We had an instant friendship. I remember how incredibly independent she appeared to be, as if she’d learnt how to let people wash over her, and I was a little intimidated by that at first. I learnt quite quickly how warm and beautifully insightful she could be.
Eileen has a niece, who lives in the Midlands, but she has no other living family; she never married or had children because the only man she ever loved got killed during World War II.
We used to go for a walk around the block once a week, or out for tea, and once to church. Sometimes we’d sit in her bedroom and watch the same ballet video that she watches every evening, or we’d sit together in the lounge with a book and the TV.
I started to realise that her life had become increasingly about repetition and routine, and I thought about that a lot. I also found out recently that her name is Florence, but she calls herself by her middle name, and despite our relationship it made me wonder how much I’d ever really know about her, or her about me.
Not long after we’d started making pictures together, Eileen was diagnosed with Parkinson’s. I never intended for this project to be about that, but I think it’s such a part of her now that I find it difficult to look at her and not see it to the extent that I do.
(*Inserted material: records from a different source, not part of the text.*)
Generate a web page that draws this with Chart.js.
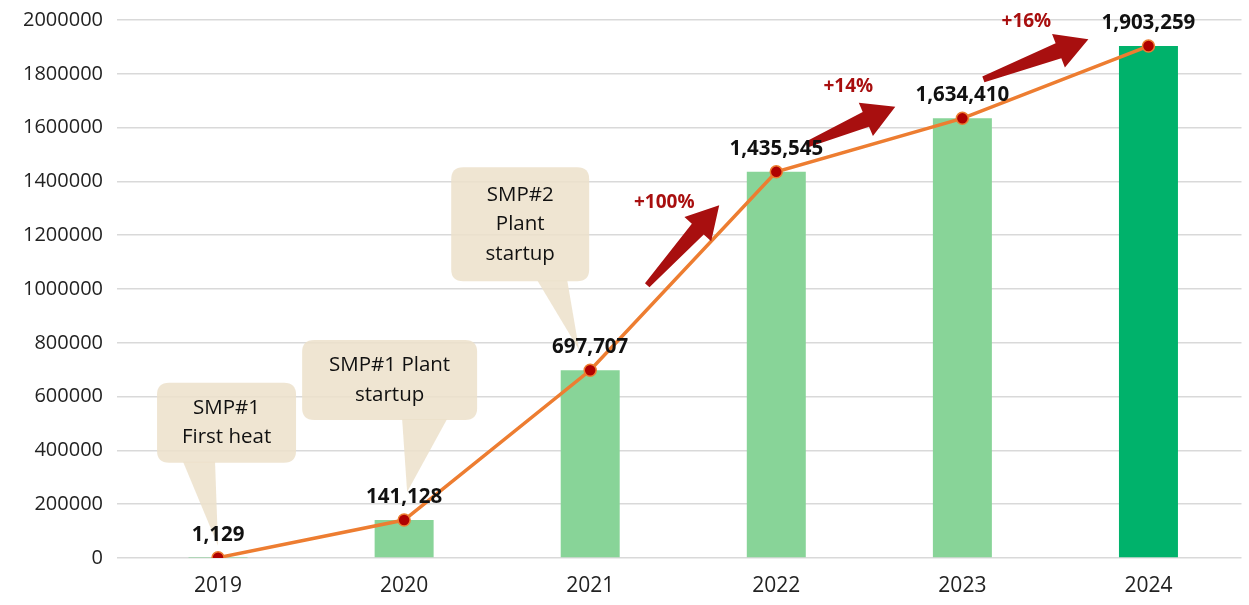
<!DOCTYPE html>
<html>
<head>
<meta charset="utf-8">
<script src="https://cdn.jsdelivr.net/npm/chart.js@4.4.1/dist/chart.umd.min.js"></script>
<style>
  html, body { margin: 0; padding: 0; background: #fff; }
  #wrap { width: 1249px; height: 605px; }
</style>
</head>
<body>
<div id="wrap"><canvas id="chart"></canvas></div>
<script>
// Datos del gráfico
const years = ['2019', '2020', '2021', '2022', '2023', '2024'];
const production = [1129, 141128, 697707, 1435545, 1634410, 1903259];
const barColors = ['#88d498', '#88d498', '#88d498', '#88d498', '#88d498', '#00b26b'];
const yTicks = [0, 200000, 400000, 600000, 800000, 1000000, 1200000, 1400000, 1600000, 1800000, 2000000];

// Globos de texto (índice del punto y líneas)
const callouts = [
    { index: 0, lines: ['SMP#1', 'First heat'] },
    { index: 1, lines: ['SMP#1 Plant', 'startup'] },
    { index: 2, lines: ['SMP#2', 'Plant', 'startup'] }
];
// Flechas de crecimiento (desde el punto index)
const growth = [
    { index: 2, text: '+100%' },
    { index: 3, text: '+14%' },
    { index: 4, text: '+16%' }
];

// Geometría de los globos, relativa al punto (px)
const calloutBoxes = [
    { l: -61, r: 78, t: -175, b: -95, p1: -35, p2: -3, tipX: 0, tipY: -12 },
    { l: -102, r: 73, t: -180, b: -100, p1: -2, p2: 43, tipX: 3, tipY: -28 },
    { l: -139, r: -1, t: -203, b: -89, p1: -53, p2: -23, tipX: -11, tipY: -20 }
];
// Geometría de las flechas, relativa al punto (px)
const arrowGeom = [
    { tx: 57, ty: -85, hx: 129, hy: -165, lx: 74, ly: -168 },
    { tx: 30, ty: -27, hx: 119, hy: -65, lx: 72, ly: -85 },
    { tx: 21, ty: -39, hx: 126, hy: -79, lx: 64, ly: -97 }
];

function formatNumber(v) {
    return v.toString().replace(/\B(?=(\d{3})+(?!\d))/g, ',');
}

function roundRect(ctx, x, y, w, h, r) {
    ctx.beginPath();
    ctx.moveTo(x + r, y);
    ctx.lineTo(x + w - r, y);
    ctx.quadraticCurveTo(x + w, y, x + w, y + r);
    ctx.lineTo(x + w, y + h - r);
    ctx.quadraticCurveTo(x + w, y + h, x + w - r, y + h);
    ctx.lineTo(x + r, y + h);
    ctx.quadraticCurveTo(x, y + h, x, y + h - r);
    ctx.lineTo(x, y + r);
    ctx.quadraticCurveTo(x, y, x + r, y);
    ctx.closePath();
}

function drawArrow(ctx, x1, y1, x2, y2) {
    const ang = Math.atan2(y2 - y1, x2 - x1);
    const len = Math.hypot(x2 - x1, y2 - y1);
    const headLen = 32, headW = 18, shaftEnd = 8, shaftStart = 3;
    ctx.save();
    ctx.translate(x1, y1);
    ctx.rotate(ang);
    ctx.beginPath();
    ctx.moveTo(0, -shaftStart);
    ctx.lineTo(len - headLen, -shaftEnd);
    ctx.lineTo(len - headLen, -headW);
    ctx.lineTo(len, 0);
    ctx.lineTo(len - headLen, headW);
    ctx.lineTo(len - headLen, shaftEnd);
    ctx.lineTo(0, shaftStart);
    ctx.closePath();
    ctx.fillStyle = '#a80f0f';
    ctx.fill();
    ctx.restore();
}

// Plugin para globos, flechas y etiquetas
const annotations = {
    id: 'annotations',
    afterDatasetsDraw(chart) {
        const ctx = chart.ctx;
        const pts = chart.getDatasetMeta(0).data;

        // Globos
        callouts.forEach((c, i) => {
            const g = calloutBoxes[i];
            const p = pts[c.index];
            const x = p.x, y = p.y;
            ctx.save();
            ctx.fillStyle = 'rgba(236, 224, 202, 0.85)';
            roundRect(ctx, x + g.l, y + g.t, g.r - g.l, g.b - g.t, 12);
            ctx.fill();
            ctx.beginPath();
            ctx.moveTo(x + g.p1, y + g.b - 1);
            ctx.lineTo(x + g.p2, y + g.b - 1);
            ctx.lineTo(x + g.tipX, y + g.tipY);
            ctx.closePath();
            ctx.fill();
            ctx.fillStyle = '#111';
            ctx.font = '20.5px "Open Sans"';
            ctx.textAlign = 'center';
            ctx.textBaseline = 'middle';
            const cx = x + (g.l + g.r) / 2;
            const cy = y + (g.t + g.b) / 2;
            const lh = 29.5;
            c.lines.forEach((line, k) => {
                ctx.fillText(line, cx, cy + (k - (c.lines.length - 1) / 2) * lh);
            });
            ctx.restore();
        });

        // Flechas
        growth.forEach((a, i) => {
            const g = arrowGeom[i];
            const p = pts[a.index];
            drawArrow(ctx, p.x + g.tx, p.y + g.ty, p.x + g.hx, p.y + g.hy);
            ctx.save();
            ctx.fillStyle = '#a80f0f';
            ctx.font = 'bold 19px "Open Sans"';
            ctx.textAlign = 'center';
            ctx.textBaseline = 'middle';
            ctx.fillText(a.text, p.x + g.lx, p.y + g.ly);
            ctx.restore();
        });

        // Etiquetas de valores
        ctx.save();
        ctx.fillStyle = '#111';
        ctx.font = 'bold 20.5px "Open Sans"';
        ctx.textAlign = 'center';
        ctx.textBaseline = 'middle';
        pts.forEach((p, i) => {
            ctx.fillText(formatNumber(production[i]), p.x, p.y - 23);
        });
        ctx.restore();
    }
};

const ctx = document.getElementById('chart').getContext('2d');
new Chart(ctx, {
    data: {
        labels: years,
        datasets: [
            {
                type: 'line',
                data: production,
                borderColor: '#ed7d31',
                borderWidth: 3.5,
                pointRadius: 6,
                pointBackgroundColor: '#b00000',
                pointBorderColor: '#ed7d31',
                pointBorderWidth: 1.5,
                tension: 0,
                order: 0
            },
            {
                type: 'bar',
                data: production,
                backgroundColor: barColors,
                barPercentage: 0.317,
                categoryPercentage: 1,
                order: 1
            }
        ]
    },
    options: {
        responsive: true,
        maintainAspectRatio: false,
        animation: false,
        layout: { padding: { top: 20, right: 6, left: 0, bottom: 0 } },
        plugins: {
            legend: { display: false },
            tooltip: { enabled: false }
        },
        scales: {
            x: {
                grid: { display: false },
                border: { display: false },
                ticks: { color: '#222', font: { family: 'Open Sans', size: 21 }, padding: 7 },
                afterFit(scale) { scale.height = 47; }
            },
            y: {
                min: 0,
                max: 2000000,
                afterBuildTicks(scale) { scale.ticks = yTicks.map(v => ({ value: v })); },
                grid: { color: '#d9d9d9', lineWidth: 1.5, drawTicks: true, tickLength: 8 },
                border: { display: false },
                ticks: {
                    color: '#222',
                    font: { family: 'Open Sans', size: 20 },
                    padding: 14,
                    callback: value => String(value)
                },
                afterFit(scale) {
                    scale.width = 125;
                    scale.paddingTop = 0;
                    scale.paddingBottom = 0;
                }
            }
        }
    },
    plugins: [annotations]
});
</script>
</body>
</html>
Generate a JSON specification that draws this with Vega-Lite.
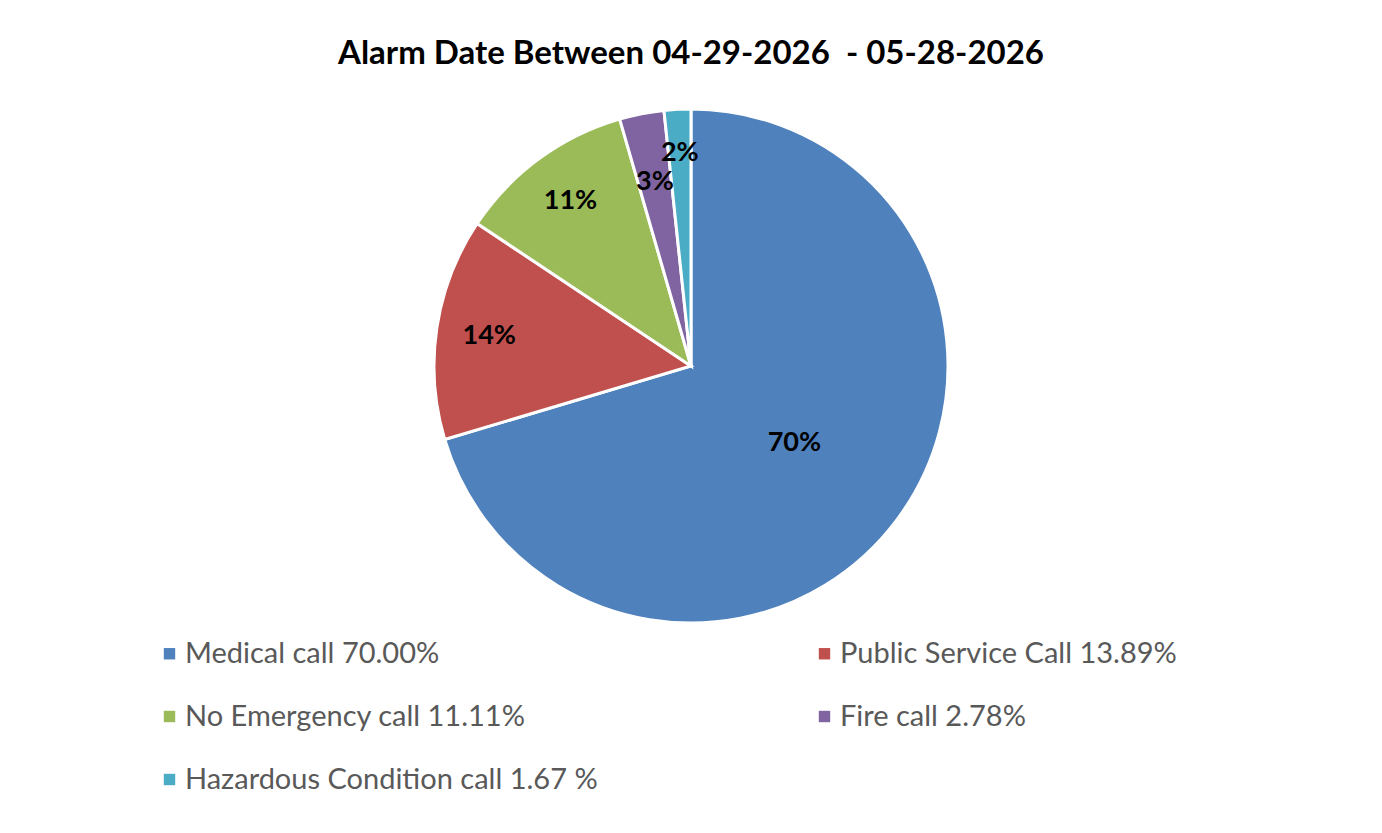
{
  "$schema": "https://vega.github.io/schema/vega-lite/v6.json",
  "width": 1382,
  "height": 532,
  "autosize": {"type": "none"},
  "padding": {"left": 0, "top": 100, "right": 0, "bottom": 201},
  "background": "white",
  "config": {"view": {"stroke": null}},
  "title": {
    "text": "Alarm Date Between 04-29-2026\u00a0 - 05-28-2026",
    "fontSize": 33,
    "font": "Lato",
    "fontWeight": "bold",
    "color": "#000000",
    "offset": 29,
    "anchor": "middle"
  },
  "data": {
    "values": [
      {"rank": 1, "category": "Medical call", "pct": 70.00, "label": "70%", "legend": "Medical call 70.00%"},
      {"rank": 2, "category": "Public Service Call", "pct": 13.89, "label": "14%", "legend": "Public Service Call 13.89%"},
      {"rank": 3, "category": "No Emergency call", "pct": 11.11, "label": "11%", "legend": "No Emergency call 11.11%"},
      {"rank": 4, "category": "Fire call", "pct": 2.78, "label": "3%", "legend": "Fire call 2.78%"},
      {"rank": 5, "category": "Hazardous Condition call", "pct": 1.67, "label": "2%", "legend": "Hazardous Condition call 1.67 %"}
    ]
  },
  "encoding": {
    "theta": {"field": "pct", "type": "quantitative", "stack": true},
    "order": {"field": "rank", "type": "quantitative"}
  },
  "layer": [
    {
      "mark": {"type": "arc", "outerRadius": 257, "stroke": "white", "strokeWidth": 3},
      "encoding": {
        "color": {
          "field": "legend",
          "type": "nominal",
          "sort": null,
          "scale": {
            "domain": ["Medical call 70.00%", "No Emergency call 11.11%", "Hazardous Condition call 1.67 %", "Public Service Call 13.89%", "Fire call 2.78%"],
            "range": ["#4F81BD", "#9BBB59", "#4BACC6", "#C0504D", "#8064A2"]
          },
          "legend": {
            "orient": "none",
            "legendX": 155,
            "legendY": 539,
            "columns": 2,
            "title": null,
            "symbolType": "square",
            "symbolSize": 130,
            "symbolStrokeWidth": 0,
            "labelFontSize": 29,
            "labelFont": "Lato",
            "labelColor": "#595959",
            "labelOffset": 1,
            "columnPadding": 212,
            "rowPadding": 33,
            "padding": 0,
            "labelLimit": 700
          }
        }
      }
    },
    {
      "mark": {
        "type": "text",
        "fontSize": 27,
        "fontWeight": "bold",
        "font": "Lato",
        "color": "#000000",
        "radius": {"expr": "datum.rank == 1 ? 129 : datum.rank == 4 ? 188 : datum.rank == 5 ? 213 : 204"}
      },
      "encoding": {
        "text": {"field": "label"}
      }
    }
  ]
}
We don’t walk together anymore because Eileen has difficulty in moving her legs and keeping balance, and our communication is becoming a little bit less each time I see her. I’m often surprised by the look she has in her eyes now, and sometimes I’m not sure that I recognise her. But she still has a mischievous and infectious sense of humour, and occasionally she’s just how I remember her at her best while I’ve known her, and I have to say that I love those moments.